## Required work
Restate every entry word for word.

## Data in this exercise
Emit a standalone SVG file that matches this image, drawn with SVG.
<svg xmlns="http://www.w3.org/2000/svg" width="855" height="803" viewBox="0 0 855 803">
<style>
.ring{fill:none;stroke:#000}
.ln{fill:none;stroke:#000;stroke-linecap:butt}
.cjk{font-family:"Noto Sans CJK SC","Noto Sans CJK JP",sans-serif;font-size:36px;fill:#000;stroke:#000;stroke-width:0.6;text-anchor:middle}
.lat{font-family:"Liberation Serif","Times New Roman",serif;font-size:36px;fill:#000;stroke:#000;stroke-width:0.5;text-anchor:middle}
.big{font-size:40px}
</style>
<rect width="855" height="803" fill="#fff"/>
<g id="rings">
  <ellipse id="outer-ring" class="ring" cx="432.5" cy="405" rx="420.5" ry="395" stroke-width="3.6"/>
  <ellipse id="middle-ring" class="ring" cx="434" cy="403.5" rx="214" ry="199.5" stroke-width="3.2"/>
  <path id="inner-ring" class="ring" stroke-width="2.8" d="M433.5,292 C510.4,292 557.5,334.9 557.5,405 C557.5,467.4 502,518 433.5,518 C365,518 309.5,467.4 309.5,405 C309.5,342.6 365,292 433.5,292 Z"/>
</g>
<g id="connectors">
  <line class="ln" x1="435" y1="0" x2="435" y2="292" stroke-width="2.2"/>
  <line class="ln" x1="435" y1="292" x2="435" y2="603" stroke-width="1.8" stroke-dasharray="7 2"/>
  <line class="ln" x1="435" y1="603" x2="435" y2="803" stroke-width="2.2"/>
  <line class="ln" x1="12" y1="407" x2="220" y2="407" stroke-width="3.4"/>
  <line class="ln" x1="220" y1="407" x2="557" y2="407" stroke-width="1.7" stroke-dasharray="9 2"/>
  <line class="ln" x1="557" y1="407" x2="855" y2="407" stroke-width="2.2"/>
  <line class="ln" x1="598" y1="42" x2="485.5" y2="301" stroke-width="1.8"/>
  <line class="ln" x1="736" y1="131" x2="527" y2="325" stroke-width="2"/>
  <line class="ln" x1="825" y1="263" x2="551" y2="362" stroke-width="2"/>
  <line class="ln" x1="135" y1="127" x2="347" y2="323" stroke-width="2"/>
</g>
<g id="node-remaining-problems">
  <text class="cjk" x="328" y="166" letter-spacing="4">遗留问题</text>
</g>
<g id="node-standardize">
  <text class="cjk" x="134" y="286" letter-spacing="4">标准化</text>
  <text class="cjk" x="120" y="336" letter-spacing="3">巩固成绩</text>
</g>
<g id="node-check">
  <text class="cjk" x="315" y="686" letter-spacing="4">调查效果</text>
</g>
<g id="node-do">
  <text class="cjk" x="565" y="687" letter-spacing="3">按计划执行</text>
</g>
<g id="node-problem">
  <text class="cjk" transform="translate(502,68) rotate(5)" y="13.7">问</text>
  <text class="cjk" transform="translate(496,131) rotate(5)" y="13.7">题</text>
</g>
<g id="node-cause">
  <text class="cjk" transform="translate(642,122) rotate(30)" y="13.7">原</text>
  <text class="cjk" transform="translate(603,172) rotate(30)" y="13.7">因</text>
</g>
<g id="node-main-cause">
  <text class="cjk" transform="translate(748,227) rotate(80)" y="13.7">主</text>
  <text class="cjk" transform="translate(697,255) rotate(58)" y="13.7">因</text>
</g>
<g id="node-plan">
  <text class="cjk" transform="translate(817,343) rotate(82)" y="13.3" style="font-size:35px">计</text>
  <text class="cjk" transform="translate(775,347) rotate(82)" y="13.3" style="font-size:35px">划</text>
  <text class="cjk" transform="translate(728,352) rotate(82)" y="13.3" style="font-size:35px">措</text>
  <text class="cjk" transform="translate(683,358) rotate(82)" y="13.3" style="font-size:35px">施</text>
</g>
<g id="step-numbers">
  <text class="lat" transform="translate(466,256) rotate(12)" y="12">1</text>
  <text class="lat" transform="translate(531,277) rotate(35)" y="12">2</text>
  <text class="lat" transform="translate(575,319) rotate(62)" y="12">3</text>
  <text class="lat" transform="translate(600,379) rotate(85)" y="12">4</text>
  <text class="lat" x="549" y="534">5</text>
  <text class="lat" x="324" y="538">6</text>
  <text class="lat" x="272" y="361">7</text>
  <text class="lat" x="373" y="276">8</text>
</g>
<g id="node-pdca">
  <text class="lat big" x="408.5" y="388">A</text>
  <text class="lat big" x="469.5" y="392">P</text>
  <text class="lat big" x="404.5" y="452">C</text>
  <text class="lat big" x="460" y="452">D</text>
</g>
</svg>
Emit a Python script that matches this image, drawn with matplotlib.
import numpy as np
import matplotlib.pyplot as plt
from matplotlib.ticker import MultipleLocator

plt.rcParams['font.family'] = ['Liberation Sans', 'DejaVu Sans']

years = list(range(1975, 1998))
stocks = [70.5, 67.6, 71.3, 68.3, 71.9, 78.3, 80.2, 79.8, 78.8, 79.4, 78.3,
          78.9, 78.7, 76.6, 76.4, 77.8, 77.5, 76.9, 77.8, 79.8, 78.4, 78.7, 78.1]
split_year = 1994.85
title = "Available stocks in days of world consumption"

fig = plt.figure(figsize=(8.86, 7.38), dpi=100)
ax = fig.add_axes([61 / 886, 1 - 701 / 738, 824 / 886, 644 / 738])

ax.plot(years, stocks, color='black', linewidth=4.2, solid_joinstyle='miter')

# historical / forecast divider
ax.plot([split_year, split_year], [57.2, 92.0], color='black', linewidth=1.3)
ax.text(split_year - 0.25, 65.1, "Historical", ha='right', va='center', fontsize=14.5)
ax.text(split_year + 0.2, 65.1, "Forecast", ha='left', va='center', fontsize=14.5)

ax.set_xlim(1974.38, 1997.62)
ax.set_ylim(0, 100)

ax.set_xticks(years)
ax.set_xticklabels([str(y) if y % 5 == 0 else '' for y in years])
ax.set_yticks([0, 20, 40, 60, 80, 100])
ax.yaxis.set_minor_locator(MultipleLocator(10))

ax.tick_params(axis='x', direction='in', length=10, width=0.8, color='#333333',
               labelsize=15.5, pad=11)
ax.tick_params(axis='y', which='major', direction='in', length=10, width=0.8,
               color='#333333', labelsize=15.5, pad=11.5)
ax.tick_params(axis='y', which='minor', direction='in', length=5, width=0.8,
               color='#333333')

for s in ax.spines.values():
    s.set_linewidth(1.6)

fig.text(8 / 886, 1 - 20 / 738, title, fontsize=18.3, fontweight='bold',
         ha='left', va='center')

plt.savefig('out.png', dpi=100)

## Exercise response
Emit a standalone SVG file that matches this image, drawn with SVG.
<svg xmlns="http://www.w3.org/2000/svg" width="855" height="803" viewBox="0 0 855 803">
<style>
.ring{fill:none;stroke:#000}
.ln{fill:none;stroke:#000;stroke-linecap:butt}
.cjk{font-family:"Noto Sans CJK SC","Noto Sans CJK JP",sans-serif;font-size:36px;fill:#000;stroke:#000;stroke-width:0.6;text-anchor:middle}
.lat{font-family:"Liberation Serif","Times New Roman",serif;font-size:36px;fill:#000;stroke:#000;stroke-width:0.5;text-anchor:middle}
.big{font-size:40px}
</style>
<rect width="855" height="803" fill="#fff"/>
<g id="rings">
  <ellipse id="outer-ring" class="ring" cx="432.5" cy="405" rx="420.5" ry="395" stroke-width="3.6"/>
  <ellipse id="middle-ring" class="ring" cx="434" cy="403.5" rx="214" ry="199.5" stroke-width="3.2"/>
  <path id="inner-ring" class="ring" stroke-width="2.8" d="M433.5,292 C510.4,292 557.5,334.9 557.5,405 C557.5,467.4 502,518 433.5,518 C365,518 309.5,467.4 309.5,405 C309.5,342.6 365,292 433.5,292 Z"/>
</g>
<g id="connectors">
  <line class="ln" x1="435" y1="0" x2="435" y2="292" stroke-width="2.2"/>
  <line class="ln" x1="435" y1="292" x2="435" y2="603" stroke-width="1.8" stroke-dasharray="7 2"/>
  <line class="ln" x1="435" y1="603" x2="435" y2="803" stroke-width="2.2"/>
  <line class="ln" x1="12" y1="407" x2="220" y2="407" stroke-width="3.4"/>
  <line class="ln" x1="220" y1="407" x2="557" y2="407" stroke-width="1.7" stroke-dasharray="9 2"/>
  <line class="ln" x1="557" y1="407" x2="855" y2="407" stroke-width="2.2"/>
  <line class="ln" x1="598" y1="42" x2="485.5" y2="301" stroke-width="1.8"/>
  <line class="ln" x1="736" y1="131" x2="527" y2="325" stroke-width="2"/>
  <line class="ln" x1="825" y1="263" x2="551" y2="362" stroke-width="2"/>
  <line class="ln" x1="135" y1="127" x2="347" y2="323" stroke-width="2"/>
</g>
<g id="node-remaining-problems">
  <text class="cjk" x="328" y="166" letter-spacing="4">遗留问题</text>
</g>
<g id="node-standardize">
  <text class="cjk" x="134" y="286" letter-spacing="4">标准化</text>
  <text class="cjk" x="120" y="336" letter-spacing="3">巩固成绩</text>
</g>
<g id="node-check">
  <text class="cjk" x="315" y="686" letter-spacing="4">调查效果</text>
</g>
<g id="node-do">
  <text class="cjk" x="565" y="687" letter-spacing="3">按计划执行</text>
</g>
<g id="node-problem">
  <text class="cjk" transform="translate(502,68) rotate(5)" y="13.7">问</text>
  <text class="cjk" transform="translate(496,131) rotate(5)" y="13.7">题</text>
</g>
<g id="node-cause">
  <text class="cjk" transform="translate(642,122) rotate(30)" y="13.7">原</text>
  <text class="cjk" transform="translate(603,172) rotate(30)" y="13.7">因</text>
</g>
<g id="node-main-cause">
  <text class="cjk" transform="translate(748,227) rotate(80)" y="13.7">主</text>
  <text class="cjk" transform="translate(697,255) rotate(58)" y="13.7">因</text>
</g>
<g id="node-plan">
  <text class="cjk" transform="translate(817,343) rotate(82)" y="13.3" style="font-size:35px">计</text>
  <text class="cjk" transform="translate(775,347) rotate(82)" y="13.3" style="font-size:35px">划</text>
  <text class="cjk" transform="translate(728,352) rotate(82)" y="13.3" style="font-size:35px">措</text>
  <text class="cjk" transform="translate(683,358) rotate(82)" y="13.3" style="font-size:35px">施</text>
</g>
<g id="step-numbers">
  <text class="lat" transform="translate(466,256) rotate(12)" y="12">1</text>
  <text class="lat" transform="translate(531,277) rotate(35)" y="12">2</text>
  <text class="lat" transform="translate(575,319) rotate(62)" y="12">3</text>
  <text class="lat" transform="translate(600,379) rotate(85)" y="12">4</text>
  <text class="lat" x="549" y="534">5</text>
  <text class="lat" x="324" y="538">6</text>
  <text class="lat" x="272" y="361">7</text>
  <text class="lat" x="373" y="276">8</text>
</g>
<g id="node-pdca">
  <text class="lat big" x="408.5" y="388">A</text>
  <text class="lat big" x="469.5" y="392">P</text>
  <text class="lat big" x="404.5" y="452">C</text>
  <text class="lat big" x="460" y="452">D</text>
</g>
</svg>
Emit a Python script that matches this image, drawn with matplotlib.
import numpy as np
import matplotlib.pyplot as plt
from matplotlib.ticker import MultipleLocator

plt.rcParams['font.family'] = ['Liberation Sans', 'DejaVu Sans']

years = list(range(1975, 1998))
stocks = [70.5, 67.6, 71.3, 68.3, 71.9, 78.3, 80.2, 79.8, 78.8, 79.4, 78.3,
          78.9, 78.7, 76.6, 76.4, 77.8, 77.5, 76.9, 77.8, 79.8, 78.4, 78.7, 78.1]
split_year = 1994.85
title = "Available stocks in days of world consumption"

fig = plt.figure(figsize=(8.86, 7.38), dpi=100)
ax = fig.add_axes([61 / 886, 1 - 701 / 738, 824 / 886, 644 / 738])

ax.plot(years, stocks, color='black', linewidth=4.2, solid_joinstyle='miter')

# historical / forecast divider
ax.plot([split_year, split_year], [57.2, 92.0], color='black', linewidth=1.3)
ax.text(split_year - 0.25, 65.1, "Historical", ha='right', va='center', fontsize=14.5)
ax.text(split_year + 0.2, 65.1, "Forecast", ha='left', va='center', fontsize=14.5)

ax.set_xlim(1974.38, 1997.62)
ax.set_ylim(0, 100)

ax.set_xticks(years)
ax.set_xticklabels([str(y) if y % 5 == 0 else '' for y in years])
ax.set_yticks([0, 20, 40, 60, 80, 100])
ax.yaxis.set_minor_locator(MultipleLocator(10))

ax.tick_params(axis='x', direction='in', length=10, width=0.8, color='#333333',
               labelsize=15.5, pad=11)
ax.tick_params(axis='y', which='major', direction='in', length=10, width=0.8,
               color='#333333', labelsize=15.5, pad=11.5)
ax.tick_params(axis='y', which='minor', direction='in', length=5, width=0.8,
               color='#333333')

for s in ax.spines.values():
    s.set_linewidth(1.6)

fig.text(8 / 886, 1 - 20 / 738, title, fontsize=18.3, fontweight='bold',
         ha='left', va='center')

plt.savefig('out.png', dpi=100)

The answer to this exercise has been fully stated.